What this task involves » Pictures stay out of this copy, which runs from the first line of the material through the line containing "const tollosQty = [0, 100, 12000];".

Given information »
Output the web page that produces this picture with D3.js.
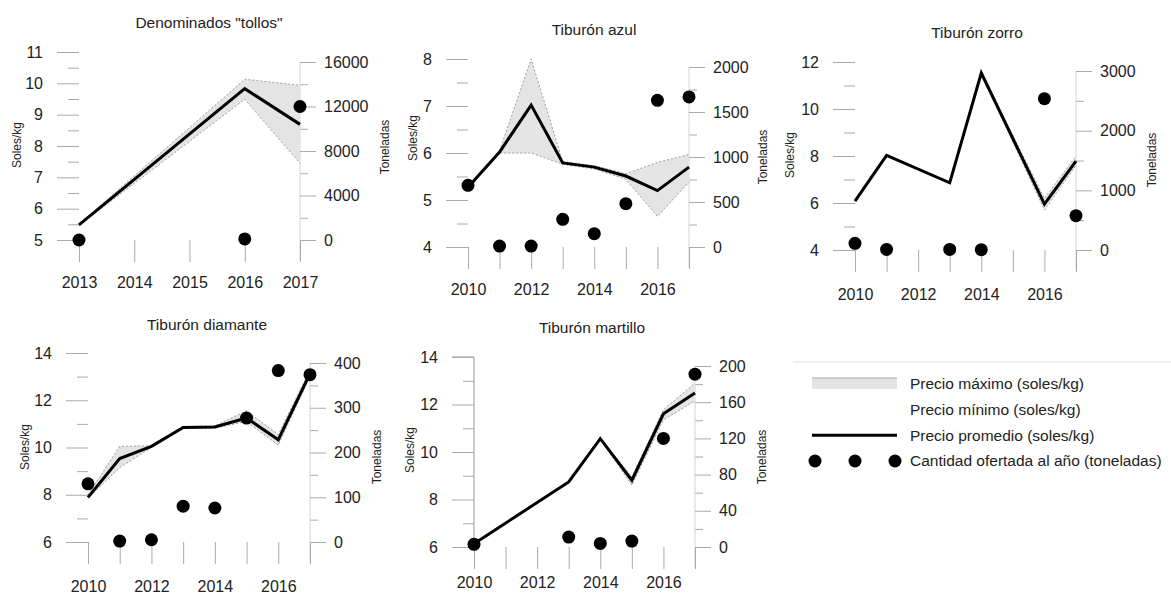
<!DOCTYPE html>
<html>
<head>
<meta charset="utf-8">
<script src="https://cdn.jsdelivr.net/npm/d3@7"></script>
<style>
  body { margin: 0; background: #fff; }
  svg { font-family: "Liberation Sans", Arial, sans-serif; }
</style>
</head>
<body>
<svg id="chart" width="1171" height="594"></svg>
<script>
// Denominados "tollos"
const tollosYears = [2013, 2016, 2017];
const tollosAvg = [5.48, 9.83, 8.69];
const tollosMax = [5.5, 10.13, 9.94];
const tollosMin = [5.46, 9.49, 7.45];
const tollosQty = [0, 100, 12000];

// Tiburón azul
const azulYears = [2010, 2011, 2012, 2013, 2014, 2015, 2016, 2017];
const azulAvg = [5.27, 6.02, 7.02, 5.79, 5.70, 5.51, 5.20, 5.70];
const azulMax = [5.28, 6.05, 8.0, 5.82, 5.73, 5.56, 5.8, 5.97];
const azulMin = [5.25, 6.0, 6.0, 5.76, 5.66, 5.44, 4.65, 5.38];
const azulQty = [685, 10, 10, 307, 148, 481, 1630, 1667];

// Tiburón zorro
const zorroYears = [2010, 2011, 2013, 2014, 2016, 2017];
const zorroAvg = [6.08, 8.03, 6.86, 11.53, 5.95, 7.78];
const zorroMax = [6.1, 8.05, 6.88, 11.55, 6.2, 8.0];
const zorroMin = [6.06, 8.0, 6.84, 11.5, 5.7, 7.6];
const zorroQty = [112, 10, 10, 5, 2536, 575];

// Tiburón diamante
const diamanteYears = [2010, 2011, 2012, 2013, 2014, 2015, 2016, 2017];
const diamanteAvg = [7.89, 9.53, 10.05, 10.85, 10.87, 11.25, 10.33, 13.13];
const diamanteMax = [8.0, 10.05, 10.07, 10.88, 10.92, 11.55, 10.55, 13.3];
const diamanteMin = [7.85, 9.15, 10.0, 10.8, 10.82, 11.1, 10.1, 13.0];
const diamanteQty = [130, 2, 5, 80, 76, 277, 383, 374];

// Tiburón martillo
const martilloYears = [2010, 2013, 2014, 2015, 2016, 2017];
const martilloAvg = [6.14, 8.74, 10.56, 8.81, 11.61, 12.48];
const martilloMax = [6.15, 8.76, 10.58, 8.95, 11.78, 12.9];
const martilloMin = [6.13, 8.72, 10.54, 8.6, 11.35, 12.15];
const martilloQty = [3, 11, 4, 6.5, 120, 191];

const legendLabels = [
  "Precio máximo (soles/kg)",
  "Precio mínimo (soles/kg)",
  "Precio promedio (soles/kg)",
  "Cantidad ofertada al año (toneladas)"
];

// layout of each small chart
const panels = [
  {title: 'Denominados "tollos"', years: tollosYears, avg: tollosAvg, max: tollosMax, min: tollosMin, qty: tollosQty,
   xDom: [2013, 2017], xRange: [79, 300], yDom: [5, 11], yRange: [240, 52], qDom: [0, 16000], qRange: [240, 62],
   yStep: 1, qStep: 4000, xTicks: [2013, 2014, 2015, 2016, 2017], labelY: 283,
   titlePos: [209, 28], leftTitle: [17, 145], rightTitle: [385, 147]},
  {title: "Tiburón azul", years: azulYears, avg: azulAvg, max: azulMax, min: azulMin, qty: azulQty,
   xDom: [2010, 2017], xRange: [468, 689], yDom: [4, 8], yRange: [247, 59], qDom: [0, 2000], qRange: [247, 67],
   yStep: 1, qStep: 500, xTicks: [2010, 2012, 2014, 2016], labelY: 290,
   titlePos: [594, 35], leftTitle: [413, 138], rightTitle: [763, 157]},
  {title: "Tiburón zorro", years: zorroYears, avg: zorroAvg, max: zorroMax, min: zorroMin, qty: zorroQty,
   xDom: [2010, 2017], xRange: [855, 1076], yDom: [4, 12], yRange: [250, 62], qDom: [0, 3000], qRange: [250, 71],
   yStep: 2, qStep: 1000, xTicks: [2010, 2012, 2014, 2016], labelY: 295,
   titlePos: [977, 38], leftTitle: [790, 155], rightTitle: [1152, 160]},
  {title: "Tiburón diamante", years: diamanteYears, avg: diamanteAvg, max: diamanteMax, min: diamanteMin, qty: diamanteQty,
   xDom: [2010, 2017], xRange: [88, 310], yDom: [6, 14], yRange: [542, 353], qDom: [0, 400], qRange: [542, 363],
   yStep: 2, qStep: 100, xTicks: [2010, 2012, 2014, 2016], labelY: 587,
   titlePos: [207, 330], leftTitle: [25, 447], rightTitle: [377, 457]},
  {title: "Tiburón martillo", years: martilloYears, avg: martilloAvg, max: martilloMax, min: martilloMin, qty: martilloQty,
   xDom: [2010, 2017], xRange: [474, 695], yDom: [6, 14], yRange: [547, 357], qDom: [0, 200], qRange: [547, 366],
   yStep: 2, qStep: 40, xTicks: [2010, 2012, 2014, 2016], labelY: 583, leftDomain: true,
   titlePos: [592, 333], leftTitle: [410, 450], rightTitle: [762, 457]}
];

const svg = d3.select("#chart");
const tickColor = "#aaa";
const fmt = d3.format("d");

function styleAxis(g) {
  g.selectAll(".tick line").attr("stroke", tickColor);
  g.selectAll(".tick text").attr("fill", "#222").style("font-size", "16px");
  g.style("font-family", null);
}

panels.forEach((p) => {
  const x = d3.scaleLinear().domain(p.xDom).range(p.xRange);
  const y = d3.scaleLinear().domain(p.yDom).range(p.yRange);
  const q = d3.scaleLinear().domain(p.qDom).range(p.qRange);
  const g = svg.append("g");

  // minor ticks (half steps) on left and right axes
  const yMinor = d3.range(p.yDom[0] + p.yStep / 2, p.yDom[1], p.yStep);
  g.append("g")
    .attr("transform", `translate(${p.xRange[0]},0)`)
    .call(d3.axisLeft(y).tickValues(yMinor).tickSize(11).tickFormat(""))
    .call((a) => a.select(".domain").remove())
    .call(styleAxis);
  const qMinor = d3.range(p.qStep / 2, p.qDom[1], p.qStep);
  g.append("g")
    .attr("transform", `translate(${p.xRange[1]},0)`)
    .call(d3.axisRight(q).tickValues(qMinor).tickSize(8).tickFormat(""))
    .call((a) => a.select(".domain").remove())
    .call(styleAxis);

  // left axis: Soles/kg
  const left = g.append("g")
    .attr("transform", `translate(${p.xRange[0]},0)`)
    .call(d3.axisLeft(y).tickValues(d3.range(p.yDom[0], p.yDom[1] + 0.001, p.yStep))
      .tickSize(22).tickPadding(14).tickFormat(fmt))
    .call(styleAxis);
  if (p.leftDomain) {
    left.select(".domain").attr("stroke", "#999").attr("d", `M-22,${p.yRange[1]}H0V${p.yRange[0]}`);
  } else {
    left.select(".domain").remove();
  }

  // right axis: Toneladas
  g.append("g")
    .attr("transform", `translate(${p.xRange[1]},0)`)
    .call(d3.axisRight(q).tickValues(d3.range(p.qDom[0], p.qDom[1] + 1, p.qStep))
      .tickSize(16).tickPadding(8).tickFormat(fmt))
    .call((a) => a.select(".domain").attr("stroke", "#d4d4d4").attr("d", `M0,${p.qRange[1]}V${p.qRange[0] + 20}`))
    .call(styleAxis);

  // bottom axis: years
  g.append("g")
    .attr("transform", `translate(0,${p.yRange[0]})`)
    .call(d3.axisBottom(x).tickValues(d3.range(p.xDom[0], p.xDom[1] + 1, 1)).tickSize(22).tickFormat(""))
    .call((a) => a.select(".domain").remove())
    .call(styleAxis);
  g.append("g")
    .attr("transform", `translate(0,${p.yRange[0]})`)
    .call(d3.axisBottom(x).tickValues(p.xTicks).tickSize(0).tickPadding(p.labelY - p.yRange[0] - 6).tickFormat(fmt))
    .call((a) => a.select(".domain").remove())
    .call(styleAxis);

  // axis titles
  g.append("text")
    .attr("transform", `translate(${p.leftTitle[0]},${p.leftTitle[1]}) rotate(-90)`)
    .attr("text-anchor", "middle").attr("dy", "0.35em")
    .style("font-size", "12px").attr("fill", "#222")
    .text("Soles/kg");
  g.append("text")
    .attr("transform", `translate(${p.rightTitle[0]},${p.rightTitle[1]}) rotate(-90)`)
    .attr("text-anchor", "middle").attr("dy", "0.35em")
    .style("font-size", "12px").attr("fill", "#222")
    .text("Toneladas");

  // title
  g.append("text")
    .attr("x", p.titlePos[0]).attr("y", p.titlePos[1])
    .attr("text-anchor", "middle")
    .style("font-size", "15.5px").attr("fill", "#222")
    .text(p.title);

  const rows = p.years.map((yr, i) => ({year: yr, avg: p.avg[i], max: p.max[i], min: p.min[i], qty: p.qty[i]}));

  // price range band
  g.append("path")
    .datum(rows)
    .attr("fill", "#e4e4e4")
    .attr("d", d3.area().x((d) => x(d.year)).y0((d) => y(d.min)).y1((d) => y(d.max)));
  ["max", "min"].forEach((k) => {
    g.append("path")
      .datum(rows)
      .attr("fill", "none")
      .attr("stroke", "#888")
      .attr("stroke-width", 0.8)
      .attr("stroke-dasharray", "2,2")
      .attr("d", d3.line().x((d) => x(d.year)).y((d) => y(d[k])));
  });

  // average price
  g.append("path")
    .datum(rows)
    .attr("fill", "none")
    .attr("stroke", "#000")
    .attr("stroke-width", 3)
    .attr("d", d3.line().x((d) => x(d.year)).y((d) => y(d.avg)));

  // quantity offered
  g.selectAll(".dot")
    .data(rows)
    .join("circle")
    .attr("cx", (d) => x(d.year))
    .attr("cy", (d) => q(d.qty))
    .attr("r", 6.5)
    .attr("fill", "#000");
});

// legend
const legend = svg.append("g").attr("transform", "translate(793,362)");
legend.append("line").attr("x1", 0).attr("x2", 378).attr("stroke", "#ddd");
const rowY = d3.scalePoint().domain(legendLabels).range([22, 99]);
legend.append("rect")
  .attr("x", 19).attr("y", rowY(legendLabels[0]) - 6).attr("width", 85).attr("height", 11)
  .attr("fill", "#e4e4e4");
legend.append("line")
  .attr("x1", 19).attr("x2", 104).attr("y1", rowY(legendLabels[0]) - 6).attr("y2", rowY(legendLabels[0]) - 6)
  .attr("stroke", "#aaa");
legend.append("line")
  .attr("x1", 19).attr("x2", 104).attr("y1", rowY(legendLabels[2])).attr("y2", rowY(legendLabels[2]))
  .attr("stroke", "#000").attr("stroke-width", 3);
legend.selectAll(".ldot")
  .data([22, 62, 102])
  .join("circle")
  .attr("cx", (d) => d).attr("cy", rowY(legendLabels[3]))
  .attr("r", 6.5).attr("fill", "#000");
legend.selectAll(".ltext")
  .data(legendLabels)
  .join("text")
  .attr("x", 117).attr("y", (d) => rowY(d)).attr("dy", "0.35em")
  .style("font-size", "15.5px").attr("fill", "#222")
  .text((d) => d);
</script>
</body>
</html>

Full response »
Output the web page that produces this picture with D3.js.
<!DOCTYPE html>
<html>
<head>
<meta charset="utf-8">
<script src="https://cdn.jsdelivr.net/npm/d3@7"></script>
<style>
  body { margin: 0; background: #fff; }
  svg { font-family: "Liberation Sans", Arial, sans-serif; }
</style>
</head>
<body>
<svg id="chart" width="1171" height="594"></svg>
<script>
// Denominados "tollos"
const tollosYears = [2013, 2016, 2017];
const tollosAvg = [5.48, 9.83, 8.69];
const tollosMax = [5.5, 10.13, 9.94];
const tollosMin = [5.46, 9.49, 7.45];
const tollosQty = [0, 100, 12000];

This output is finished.